Cuando nos hablan de esclavitud, todo el mundo evoca las imágenes de mercados de esclavos que tanto hemos visto en películas y series de televisión. Respiramos con alivio diciendo que, por fortuna, todo esto es pasado, que la esclavitud se abolió hace mucho. Pero nada más lejos de la verdad.

Hay que admitir que las legislaciones de la mayoría de países han proscrito semejante barbarie de sus ordenamientos, pero eso no implica que haya desaparecido. Como decía sobre la materia aquel principio de Ciencias que estudiábamos en el colegio, solo se ha transformado. Nunca se destruyó.

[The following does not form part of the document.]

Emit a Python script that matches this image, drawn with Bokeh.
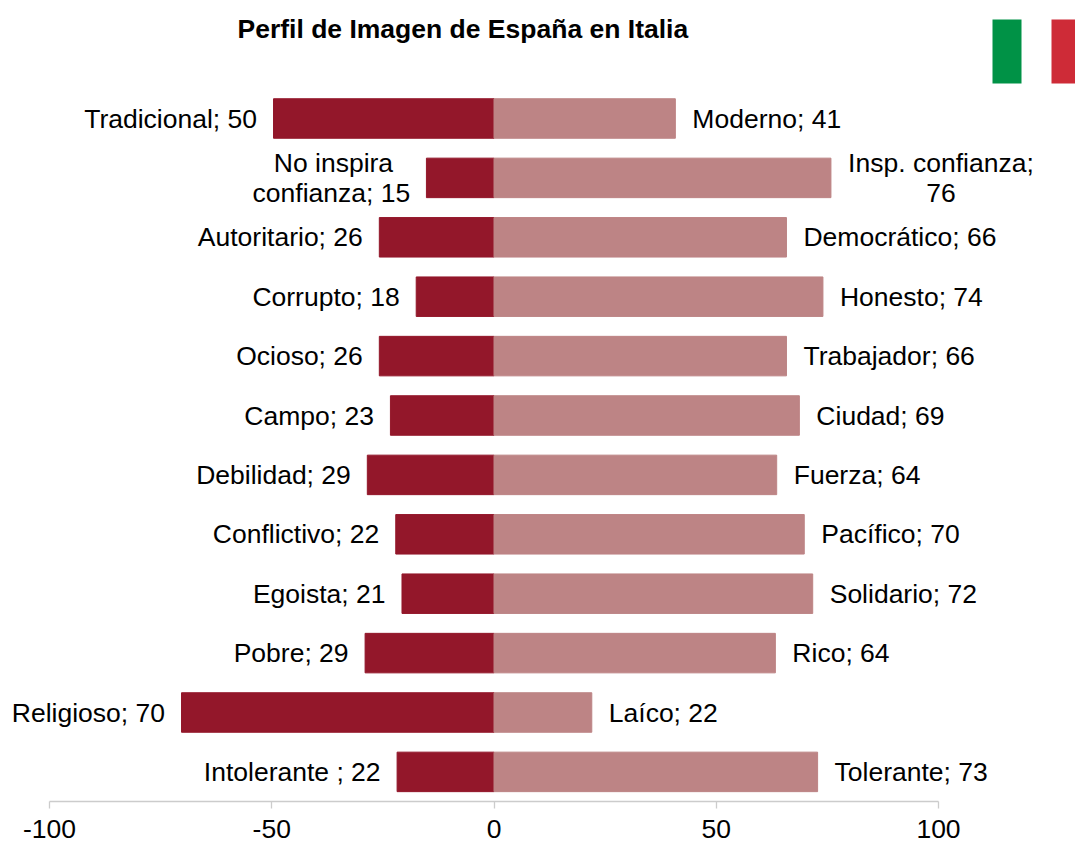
from bokeh.plotting import figure
from bokeh.models import Range1d, ColumnDataSource, Label, FixedTicker
from bokeh.embed import file_html
from bokeh.resources import INLINE

left_names = ["Tradicional; 50", "No inspira\nconfianza; 15", "Autoritario; 26", "Corrupto; 18", "Ocioso; 26", "Campo; 23",
              "Debilidad; 29", "Conflictivo; 22", "Egoista; 21", "Pobre; 29", "Religioso; 70", "Intolerante ; 22"]
right_names = ["Moderno; 41", "Insp. confianza;\n76", "Democrático; 66", "Honesto; 74", "Trabajador; 66", "Ciudad; 69",
               "Fuerza; 64", "Pacífico; 70", "Solidario; 72", "Rico; 64", "Laíco; 22", "Tolerante; 73"]
left_vals = [49.6, 15.2, 25.8, 17.5, 25.8, 23.3, 28.5, 22.1, 20.7, 29, 70.3, 21.8]
right_vals = [40.8, 75.8, 65.8, 74, 65.8, 68.7, 63.6, 69.8, 71.7, 63.3, 22, 72.8]
ticks = [-100, -50, 0, 50, 100]
tick_labels = {-100: "-100", -50: "-50", 0: "0", 50: "50", 100: "100"}

W, H = 1075, 843
FONT = "Liberation Sans"
FS = "26.5px"
px_x = 889 / 200          # pixels per x unit
px_y = 59.4               # pixels per category
x0_px = 49                # px of x=-100
axis_px = 801             # px of axis line
first_px = 118            # px of first bar centre

x_start = -100 - x0_px / px_x
x_end = x_start + W / px_x
y_end = 0.5 - first_px / px_y
y_start = y_end + axis_px / px_y


def dx(page_px):
    return x_start + page_px / px_x


def dy(page_px):
    return y_end + page_px / px_y


p = figure(width=W, height=H, output_backend="svg", toolbar_location=None,
           x_range=Range1d(x_start, x_end), y_range=Range1d(y_start, y_end),
           min_border_left=0, min_border_right=0, min_border_top=0, min_border_bottom=H - axis_px)
n = len(left_vals)
ys = [i + 0.5 for i in range(n)]
src = ColumnDataSource(dict(y=ys, l=[-v for v in left_vals], r=right_vals, z=[0] * n))
p.hbar(y="y", left="l", right="z", height=0.665, color="#93172A", source=src)
p.hbar(y="y", left="z", right="r", height=0.665, color="#BD8485", source=src)


def lab(x, y, t, off, align, yoff=0):
    p.add_layout(Label(x=x, y=y, text=t, x_offset=off, y_offset=yoff, text_align=align, text_baseline="middle",
                       text_font=FONT, text_font_size=FS, text_color="#000000"))


for i in range(n):
    ln = left_names[i].split("\n")
    rn = right_names[i].split("\n")
    if len(ln) == 1:
        lab(-left_vals[i], ys[i], ln[0], -16.5, "right")
    else:
        lab(-left_vals[i], ys[i], ln[0], -93, "center", 15)
        lab(-left_vals[i], ys[i], ln[1], -95, "center", -15)
    if len(rn) == 1:
        lab(right_vals[i], ys[i], rn[0], 17, "left")
    else:
        lab(right_vals[i], ys[i], rn[0], 110, "center", 15)
        lab(right_vals[i], ys[i], rn[1], 110, "center", -15)

p.xaxis.ticker = FixedTicker(ticks=ticks)
p.xaxis.major_label_overrides = tick_labels
p.xaxis.bounds = (-100, 100)
p.xaxis.axis_line_color = "#CCCCCC"
p.xaxis.axis_line_width = 1.3
p.xaxis.major_tick_line_color = "#CCCCCC"
p.xaxis.major_tick_line_width = 1.3
p.xaxis.major_tick_in = 0
p.xaxis.major_tick_out = 7
p.xaxis.minor_tick_line_color = None
p.xaxis.major_label_text_font = FONT
p.xaxis.major_label_text_font_size = FS
p.xaxis.major_label_text_color = "#000000"
p.xaxis.major_label_standoff = 11
p.yaxis.visible = False
p.grid.visible = False
p.outline_line_color = None
p.background_fill_color = None
p.border_fill_color = "white"

p.add_layout(Label(x=dx(237), y=dy(28), text="Perfil de Imagen de España en Italia",
                   text_font=FONT, text_font_style="bold", text_font_size="26.5px",
                   text_align="left", text_baseline="middle", text_color="#000000"))

# Italian flag
p.quad(left=[dx(992)], right=[dx(1021)], top=[dy(19)], bottom=[dy(83)], color="#009246", line_color=None)
p.quad(left=[dx(1051)], right=[dx(1076)], top=[dy(19)], bottom=[dy(83)], color="#CE2B37", line_color=None)

open("out.html", "w").write(file_html(p, INLINE))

Hoy no vemos imágenes explícitas de cadenas ni jaulas. Pero cada día, en muchos lugares del mundo, se siguen vendiendo personas ante nuestra indiferencia. Ante la más cruel e hipócrita indiferencia.

El pasado 30 de julio se conmemoraba el Día mundial contra la trata de personas. Un día muy necesario, aunque lo deseable fuera que no tuviera que alertarse sobre algo así. Pero es lo que hay.

La trata tiene su alter ego en la prostitución, y aunque no todos los tipos de trata de personas lo son con fines de explotación sexual, gran parte de su repugnante negocio acaba en prostíbulos y rotondas de todo el mundo. Una esclavitud sexual en toda regla a la que hay que sumar otras como la de menores vendidos para trabajar en condiciones infrahumanas, de niñas entregadas a matrimonios forzados o de tráfico de órganos.

Aunque nuestra hipocresía social nos impida verlo, la trata convive con nosotros cada día. En cada rotonda por la que pasamos, mirando hacia otro lado por si su presencia nos altera, o en cada prostíbulo disfrazado de establecimiento lícito en cualquier lugar de nuestra ciudad. Incluso, horror de horrores, en el cálculo del Producto interior Bruto, al que aporta en torno a un 0.40 por ciento.

Pero recordemos que sin clientes, la prostitución no existiría. Del mismo modo que nadie cultivaría melones si no se consumieran, ni fabricaría muebles si no se compraran, la prostitución no sería un negocio rentable si no hubiera personas dispuestas a pagar por esclavizar un cuerpo. Desterremos de nuestro vocabulario eso de “pagar por favores sexuales” porque nada tiene de favor lo que se hace de forma forzada.

La prostitución sigue teniendo una inaceptable aceptación social, valga la redundancia. No hay más que echar un vistazo a cualquier asunto de corrupción para comprobar que, más tarde o más temprano, aparecen estos locales como escenario de negocios o pago de servicios. Aunque no lo creamos, a diario convivimos con la esclavitud. Y a diario deberíamos rechazarla.